In the following interview, Freemond reveals what he expects from his boys, all of whom work in tight, tight quarters, as well as his thoughts on Guy Fieri and Ritz crackers and why he doesn't give a rat's ass if you disagree with his assessment of Pete's Kitchen, his favorite restaurant in Denver.
Six words to describe your food: Simple, clean, rustic, refined, thoughtful and bold.
Ten words to describe you: Curious, passionate, driven, loyal, honest, optimistic, practical, committed, skinny and hungry.
What are your ingredient obsessions? Fresh herbs of all kinds. I always have tons of fresh herbs growing at home and plenty around to play with in the kitchen. I'm also loving a cheese called tomino da padella that I'm getting from the Truffle.

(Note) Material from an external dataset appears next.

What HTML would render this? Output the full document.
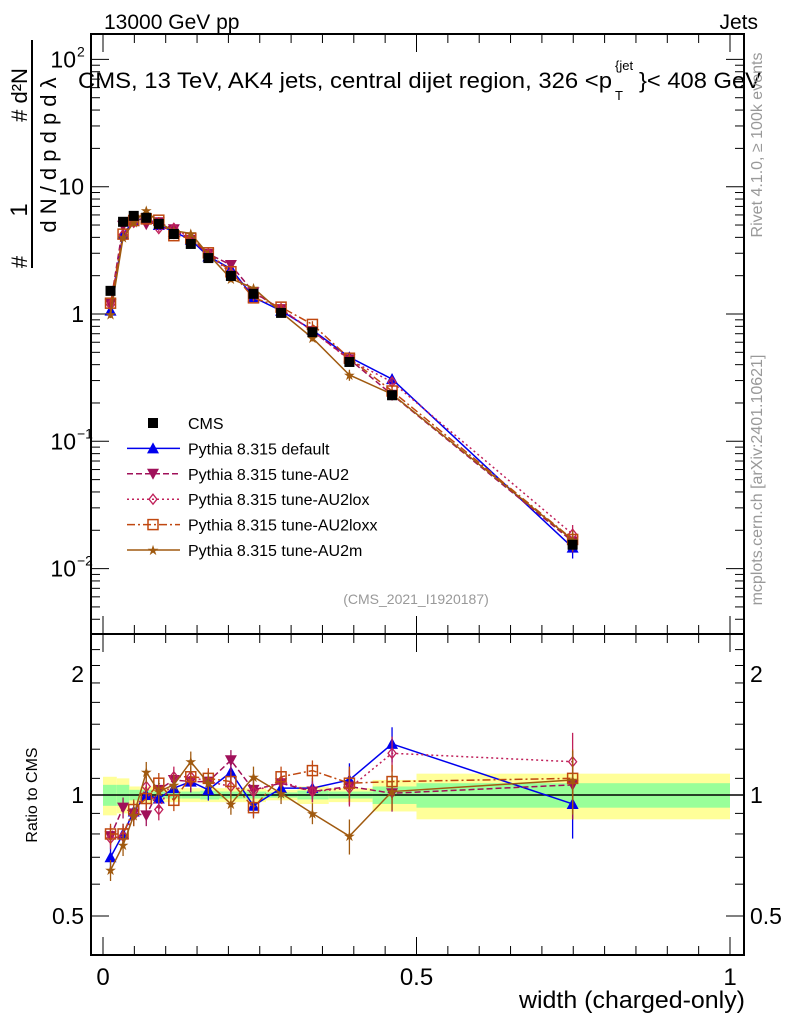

It's a soft-ripened pasteurized cow's-milk cheese that's very similar to Brie, but with a bit more character and funk. They come in little disks the size of hockey pucks, and I'm pan-searing them until they're soft and gooey and then serving them as a dessert course with fresh berries, ciabatta dolce and a thyme-honey syrup.
What are your kitchen-tool obsessions? I love any type of old-school pasta tool, no matter how obscure or specialized it is. I have a pretty decent collection, but there are still a couple of things I want, including a Torchio hand-crank pasta extruder with bronze cutting dies, and I also really want a Japanese menkiri, which is a soba or udon knife that looks like a huge Chinese cleaver but the blade extends under the handle; they're huge and heavy and designed to cut through many layers of dough to make beautiful hand-cut noodles -- and they look totally diabolical.
Rules of conduct in your kitchen: Always be on time; show respect for your ingredients, for your customers, for your techniques and recipes and their histories, for your equipment and tools, for your co-workers and for yourself; and work cleanly and efficiently and anticipate and plan for what may lay ahead. This is chess, not checkers.
Best recent food find: I live right on the Denver-Aurora border, and contrary to what many people may think, this is actually a really cool area to live -- at least for a chef. There are tons of ethnic grocers in the area, including H Mart, which is one of my favorite places in the world. My current favorite, though, is a little international/Middle Eastern market called Diyar, a small market stocked with your general array of Middle Eastern goodies. But the real reasons I'm there so frequently are the butcher and the bakery. They have all halal meats, which are fantastic and amazingly cheap. Their halal chicken is fantastic and really moist, and cheaper than anywhere else I know, and the quality has always been great. And the bakery...oh, the bakery. They bake fresh, out-of-this world tandoori bread the size of manhole covers, and if you get there at the right time, they bake it to order. I live about a half-mile from Diyar, and in the time it takes me to get home, I usually devour at least one whole piece of tandoori bread; they're just too good.